● **Set problem**
Write the data out again, character for character, with no images.

● **Data block**
[START]

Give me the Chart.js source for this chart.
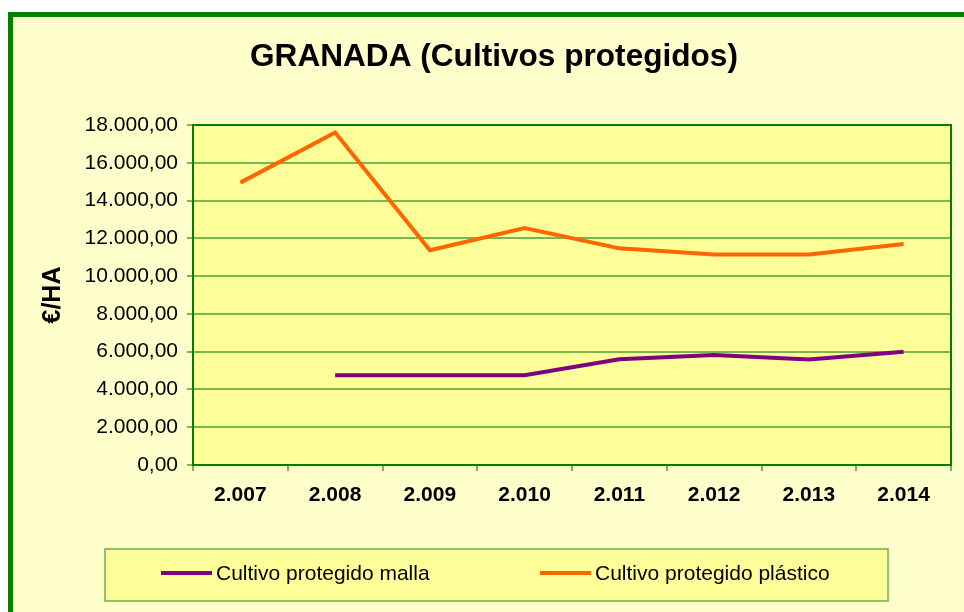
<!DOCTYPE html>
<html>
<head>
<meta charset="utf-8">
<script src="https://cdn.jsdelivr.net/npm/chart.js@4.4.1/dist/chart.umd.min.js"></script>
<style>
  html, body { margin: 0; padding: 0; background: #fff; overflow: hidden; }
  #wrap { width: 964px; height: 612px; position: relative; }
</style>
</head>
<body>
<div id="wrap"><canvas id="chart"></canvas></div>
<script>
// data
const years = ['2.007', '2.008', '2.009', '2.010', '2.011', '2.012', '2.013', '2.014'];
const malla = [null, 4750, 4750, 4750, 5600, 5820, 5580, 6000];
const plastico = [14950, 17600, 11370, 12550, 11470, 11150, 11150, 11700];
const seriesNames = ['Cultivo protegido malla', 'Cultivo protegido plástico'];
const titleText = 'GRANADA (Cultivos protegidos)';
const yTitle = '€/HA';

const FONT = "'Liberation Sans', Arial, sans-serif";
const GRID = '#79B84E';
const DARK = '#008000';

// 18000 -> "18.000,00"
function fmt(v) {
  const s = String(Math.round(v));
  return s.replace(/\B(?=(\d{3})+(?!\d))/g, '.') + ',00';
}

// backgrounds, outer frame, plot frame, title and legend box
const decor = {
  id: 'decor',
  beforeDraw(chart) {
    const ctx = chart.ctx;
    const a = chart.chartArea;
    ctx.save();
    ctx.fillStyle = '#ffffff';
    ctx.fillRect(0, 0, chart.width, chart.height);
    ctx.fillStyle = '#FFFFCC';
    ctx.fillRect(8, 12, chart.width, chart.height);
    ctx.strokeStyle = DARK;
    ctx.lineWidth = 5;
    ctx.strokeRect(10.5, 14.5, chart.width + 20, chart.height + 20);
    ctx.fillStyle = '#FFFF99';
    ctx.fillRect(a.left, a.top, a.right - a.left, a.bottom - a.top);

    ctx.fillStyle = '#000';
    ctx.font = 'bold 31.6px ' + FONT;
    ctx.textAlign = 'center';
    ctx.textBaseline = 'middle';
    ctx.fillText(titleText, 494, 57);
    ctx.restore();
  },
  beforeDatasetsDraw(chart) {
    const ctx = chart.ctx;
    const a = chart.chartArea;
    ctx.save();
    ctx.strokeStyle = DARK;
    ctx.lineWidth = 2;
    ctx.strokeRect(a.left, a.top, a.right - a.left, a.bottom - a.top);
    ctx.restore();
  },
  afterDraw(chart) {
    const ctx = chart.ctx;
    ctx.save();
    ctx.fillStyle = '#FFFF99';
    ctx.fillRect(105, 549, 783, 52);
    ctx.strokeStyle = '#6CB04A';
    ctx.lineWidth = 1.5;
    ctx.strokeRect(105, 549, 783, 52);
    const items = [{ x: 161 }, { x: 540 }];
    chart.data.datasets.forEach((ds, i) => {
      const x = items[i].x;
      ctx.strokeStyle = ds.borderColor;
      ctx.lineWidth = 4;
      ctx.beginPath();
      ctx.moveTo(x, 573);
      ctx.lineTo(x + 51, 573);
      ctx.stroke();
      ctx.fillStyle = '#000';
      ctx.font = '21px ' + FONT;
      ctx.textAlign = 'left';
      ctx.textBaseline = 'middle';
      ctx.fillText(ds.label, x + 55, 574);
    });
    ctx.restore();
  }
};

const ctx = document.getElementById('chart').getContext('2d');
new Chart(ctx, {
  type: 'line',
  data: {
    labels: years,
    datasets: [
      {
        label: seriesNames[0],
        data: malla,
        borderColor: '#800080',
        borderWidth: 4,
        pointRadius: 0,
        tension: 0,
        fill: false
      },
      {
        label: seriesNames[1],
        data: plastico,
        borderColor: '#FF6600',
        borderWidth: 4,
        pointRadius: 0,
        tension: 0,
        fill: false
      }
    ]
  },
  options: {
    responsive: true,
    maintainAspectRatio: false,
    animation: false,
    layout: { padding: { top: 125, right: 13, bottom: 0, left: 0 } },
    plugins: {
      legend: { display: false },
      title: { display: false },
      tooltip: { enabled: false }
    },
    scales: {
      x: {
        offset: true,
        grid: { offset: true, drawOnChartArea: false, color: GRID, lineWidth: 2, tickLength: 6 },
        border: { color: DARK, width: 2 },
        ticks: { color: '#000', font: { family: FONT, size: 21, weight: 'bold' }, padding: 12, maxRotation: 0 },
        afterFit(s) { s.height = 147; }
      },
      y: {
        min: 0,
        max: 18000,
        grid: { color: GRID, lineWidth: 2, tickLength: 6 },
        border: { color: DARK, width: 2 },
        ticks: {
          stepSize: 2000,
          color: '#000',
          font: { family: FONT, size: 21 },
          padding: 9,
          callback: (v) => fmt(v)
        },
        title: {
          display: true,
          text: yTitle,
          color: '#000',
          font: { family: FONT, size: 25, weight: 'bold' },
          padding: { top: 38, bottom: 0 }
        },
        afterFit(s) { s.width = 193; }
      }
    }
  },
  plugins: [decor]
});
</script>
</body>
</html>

[END]

● **Reply**
Give me the Chart.js source for this chart.
<!DOCTYPE html>
<html>
<head>
<meta charset="utf-8">
<script src="https://cdn.jsdelivr.net/npm/chart.js@4.4.1/dist/chart.umd.min.js"></script>
<style>
  html, body { margin: 0; padding: 0; background: #fff; overflow: hidden; }
  #wrap { width: 964px; height: 612px; position: relative; }
</style>
</head>
<body>
<div id="wrap"><canvas id="chart"></canvas></div>
<script>
// data
const years = ['2.007', '2.008', '2.009', '2.010', '2.011', '2.012', '2.013', '2.014'];
const malla = [null, 4750, 4750, 4750, 5600, 5820, 5580, 6000];
const plastico = [14950, 17600, 11370, 12550, 11470, 11150, 11150, 11700];
const seriesNames = ['Cultivo protegido malla', 'Cultivo protegido plástico'];
const titleText = 'GRANADA (Cultivos protegidos)';
const yTitle = '€/HA';

const FONT = "'Liberation Sans', Arial, sans-serif";
const GRID = '#79B84E';
const DARK = '#008000';

// 18000 -> "18.000,00"
function fmt(v) {
  const s = String(Math.round(v));
  return s.replace(/\B(?=(\d{3})+(?!\d))/g, '.') + ',00';
}

// backgrounds, outer frame, plot frame, title and legend box
const decor = {
  id: 'decor',
  beforeDraw(chart) {
    const ctx = chart.ctx;
    const a = chart.chartArea;
    ctx.save();
    ctx.fillStyle = '#ffffff';
    ctx.fillRect(0, 0, chart.width, chart.height);
    ctx.fillStyle = '#FFFFCC';
    ctx.fillRect(8, 12, chart.width, chart.height);
    ctx.strokeStyle = DARK;
    ctx.lineWidth = 5;
    ctx.strokeRect(10.5, 14.5, chart.width + 20, chart.height + 20);
    ctx.fillStyle = '#FFFF99';
    ctx.fillRect(a.left, a.top, a.right - a.left, a.bottom - a.top);

    ctx.fillStyle = '#000';
    ctx.font = 'bold 31.6px ' + FONT;
    ctx.textAlign = 'center';
    ctx.textBaseline = 'middle';
    ctx.fillText(titleText, 494, 57);
    ctx.restore();
  },
  beforeDatasetsDraw(chart) {
    const ctx = chart.ctx;
    const a = chart.chartArea;
    ctx.save();
    ctx.strokeStyle = DARK;
    ctx.lineWidth = 2;
    ctx.strokeRect(a.left, a.top, a.right - a.left, a.bottom - a.top);
    ctx.restore();
  },
  afterDraw(chart) {
    const ctx = chart.ctx;
    ctx.save();
    ctx.fillStyle = '#FFFF99';
    ctx.fillRect(105, 549, 783, 52);
    ctx.strokeStyle = '#6CB04A';
    ctx.lineWidth = 1.5;
    ctx.strokeRect(105, 549, 783, 52);
    const items = [{ x: 161 }, { x: 540 }];
    chart.data.datasets.forEach((ds, i) => {
      const x = items[i].x;
      ctx.strokeStyle = ds.borderColor;
      ctx.lineWidth = 4;
      ctx.beginPath();
      ctx.moveTo(x, 573);
      ctx.lineTo(x + 51, 573);
      ctx.stroke();
      ctx.fillStyle = '#000';
      ctx.font = '21px ' + FONT;
      ctx.textAlign = 'left';
      ctx.textBaseline = 'middle';
      ctx.fillText(ds.label, x + 55, 574);
    });
    ctx.restore();
  }
};

const ctx = document.getElementById('chart').getContext('2d');
new Chart(ctx, {
  type: 'line',
  data: {
    labels: years,
    datasets: [
      {
        label: seriesNames[0],
        data: malla,
        borderColor: '#800080',
        borderWidth: 4,
        pointRadius: 0,
        tension: 0,
        fill: false
      },
      {
        label: seriesNames[1],
        data: plastico,
        borderColor: '#FF6600',
        borderWidth: 4,
        pointRadius: 0,
        tension: 0,
        fill: false
      }
    ]
  },
  options: {
    responsive: true,
    maintainAspectRatio: false,
    animation: false,
    layout: { padding: { top: 125, right: 13, bottom: 0, left: 0 } },
    plugins: {
      legend: { display: false },
      title: { display: false },
      tooltip: { enabled: false }
    },
    scales: {
      x: {
        offset: true,
        grid: { offset: true, drawOnChartArea: false, color: GRID, lineWidth: 2, tickLength: 6 },
        border: { color: DARK, width: 2 },
        ticks: { color: '#000', font: { family: FONT, size: 21, weight: 'bold' }, padding: 12, maxRotation: 0 },
        afterFit(s) { s.height = 147; }
      },
      y: {
        min: 0,
        max: 18000,
        grid: { color: GRID, lineWidth: 2, tickLength: 6 },
        border: { color: DARK, width: 2 },
        ticks: {
          stepSize: 2000,
          color: '#000',
          font: { family: FONT, size: 21 },
          padding: 9,
          callback: (v) => fmt(v)
        },
        title: {
          display: true,
          text: yTitle,
          color: '#000',
          font: { family: FONT, size: 25, weight: 'bold' },
          padding: { top: 38, bottom: 0 }
        },
        afterFit(s) { s.width = 193; }
      }
    }
  },
  plugins: [decor]
});
</script>
</body>
</html>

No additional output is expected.